8. Recently, again, the same view has been reiterated by this Court in Smt. Aleamma v. Seth Meghraj MANU/MP/0041/1993 : 1993 (1) MPJR 378. Therefore, the absence of pleading "without reasonable cause" by the plaintiff for seeking eviction under Section 12(1)(d) of the Act, is misconceived as the law is settled that a landlord seeking eviction under Clause (d) of Section 12(1) of the Act, has only to satisfy the Court that he has pleaded and proved the non-user of the accommodation for a continuous period of six months immediately preceding the date of filing of the suit. If the plaintiff establishes his claim, the onus shifts to the tenant to establish that his default which rendered him liable to eviction was condonable by the Court because of a "reasonable cause".
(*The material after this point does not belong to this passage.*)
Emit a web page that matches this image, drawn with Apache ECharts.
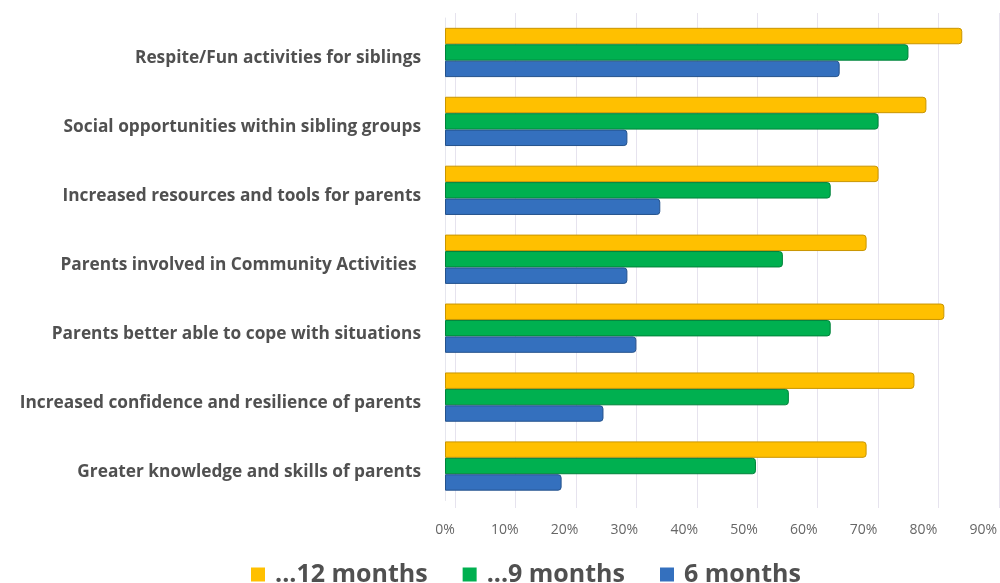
<!DOCTYPE html>
<html>
<head>
<meta charset="utf-8">
<script src="https://cdn.jsdelivr.net/npm/echarts@6/dist/echarts.min.js"></script>
<style>html,body{margin:0;padding:0;background:#fff}#c{width:1000px;height:583px}</style>
</head>
<body>
<div id="c"></div>
<script>
const categories = [
  'Respite/Fun activities for siblings',
  'Social opportunities within sibling groups',
  'Increased resources and tools for parents',
  'Parents involved in Community Activities ',
  'Parents better able to cope with situations',
  'Increased confidence and resilience of parents',
  'Greater knowledge and skills of parents'
];
const seriesNames = ['...12 months', '...9 months', '6 months'];
const months12 = [86.5, 80.5, 72.5, 70.5, 83.5, 78.5, 70.5];
const months9 = [77.5, 72.5, 64.5, 56.5, 64.5, 57.5, 52];
const months6 = [66, 30.5, 36, 30.5, 32, 26.5, 19.5];
const tickLabels = ['0%', '10%', '20%', '30%', '40%', '50%', '60%', '70%', '80%', '90%'];

const colors = ['#FFC000', '#00B050', '#3470BE'];
const borders = ['#C99500', '#00823A', '#24528C'];
const values = [months12, months9, months6];

const chart = echarts.init(document.getElementById('c'), null, {renderer: 'canvas'});
chart.setOption({
  animation: false,
  backgroundColor: '#ffffff',
  grid: [
    {left: 445, right: 15, top: 18, bottom: 82.5, containLabel: false},
    {left: 455, right: 1, top: 13, bottom: 75, containLabel: false}
  ],
  legend: {
    data: seriesNames,
    left: 246,
    top: 557,
    itemWidth: 14,
    itemHeight: 14,
    itemGap: 35,
    icon: 'rect',
    itemStyle: {borderWidth: 0},
    textStyle: {fontFamily: 'Open Sans', fontWeight: 'bold', fontSize: 25, color: '#505050', padding: [0, 0, 0, 5]}
  },
  xAxis: [
    {
      type: 'value', gridIndex: 0, min: 0, max: 90, interval: 10,
      axisLine: {show: false}, axisTick: {show: false}, splitLine: {show: false},
      axisLabel: {
        margin: 23, color: '#666666', fontFamily: 'Open Sans', fontSize: 14,
        formatter: (v) => tickLabels[Math.round(v / 10)]
      }
    },
    {
      type: 'value', gridIndex: 1, min: 0, max: 90, interval: 10,
      axisLine: {show: false}, axisTick: {show: false}, axisLabel: {show: false},
      splitLine: {show: true, lineStyle: {color: '#e6e3ee', width: 1}}
    }
  ],
  yAxis: [
    {
      type: 'category', gridIndex: 0, data: categories, inverse: true,
      axisLine: {show: true, lineStyle: {color: '#e6e6ee'}}, axisTick: {show: false},
      axisLabel: {
        margin: 24, color: '#505050', fontFamily: 'Open Sans', fontWeight: 'bold', fontSize: 17.3,
        verticalAlign: 'top', lineHeight: 12
      }
    },
    {type: 'value', gridIndex: 1, show: false, min: 0, max: 1}
  ],
  series: seriesNames.map((name, i) => ({
    name: name,
    type: 'bar',
    xAxisIndex: 0,
    yAxisIndex: 0,
    data: values[i],
    barGap: '0%',
    barCategoryGap: '28.5%',
    itemStyle: {
      color: colors[i],
      borderColor: borders[i],
      borderWidth: 1,
      borderRadius: [0, 3, 3, 0]
    }
  }))
});
</script>
</body>
</html>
9. This Court, in an unreported decision in the case of Kashibai v. Shardabai 1987 MPRCJ (N) 74 has also considered the effect of the absence of the pleading of "without reasonable cause" by the landlord and has observed that if the plaintiff pleads and proves the non-user of the accommodation for the purpose for which it was let out for a period of six months preceding the filing of the suit, absence of the pleading "without reasonable cause" will not non-suit the plaintiff.

10. Recently, the Supreme Court in the case of Shiv Lal v. Sat Prakash MANU/SC/0055/1993 : AIR 1993 SC 275, while considering the similar provision under Section 12(2)(v) of the East Punjab Urban Rent Restriction Act, has held that a tenant will be liable to eviction if he ceases to occupy the building for a continuous period of four months without reasonable cause. The Section does not require the cessation of the tenancy in question. The only condition which has to be satisfied is the "non-user of the building for the requisite period". The principle underlying the provision is that if a premises is not required by the tenant, it should become available to another person who may be in need thereof.

11. In the instant case, the appellant/ tenant did not take a defence in the pleading that the accommodation so let remained unused because of the "reasonable cause", but his case is that his business never remained closed nor there was any non-user till the date of the institution of the suit. The tenant led evidence to prove that the accommodation was continuously in use. As after the close of hotel business, which was being looked after by his son Ramdayal, D.W. 4, bicycle shop was opened. To prove that the tenant did not produce any account-books, sales tax returns, Shops and Establishment registration or other convincing evidence that after close of hotel business, shop of bicycle was started which was continuing. On the other hand, it came in the evidence that the defendant's son, after the close of the hotel business, started fuel wood Tal at his residence. Therefore, in the opinion of this Court, the two Courts rightly recorded the finding that the accommodation so let was lying unused for a period of six months immediately preceding the date of institution of the suit.

12. During the course of evidence, the tenant also took a stand that in the period of emergency, a tin shed which was part of the accommodation was constructed by his predecessor tenant, was demolished, therefore, he could not carry on the business. But, no evidence was led to satisfy the Court that because of the demolition of tin shed and the later construction of a water-hut, the business of hotel could not be carried on. Both the courts disbelieved this evidence as it was having no foundation in the pleadings and have found that after the institution of the suit, the tenant started using the accommodation by opening the cycle shop, which can hardly be a ground of defence as Section 12(1)(d) does not envisage such a plea.

13. As the two courts have arrived at a concurrent finding of fact of non-user for a continuous period of six months immediately preceding filing of the suit, in the opinion of this Court, such finding cannot be justifiably assailed in second appeal as reappraisal of the evidence to record a different conclusion is not permissible. See, Dudh Nath v. Suresh Chandra MANU/SC/0382/1986 : AIR 1986 SC 1509 and a short-noted decision of this Court in Sardar Gurumukh Singh v. Kishanlal 1987 MPWN 4.

14. In the result, the appeal has no merit and it is dismissed with no order as to costs. The stay order passed by this Court on 24-6-1986 is hereby vacated.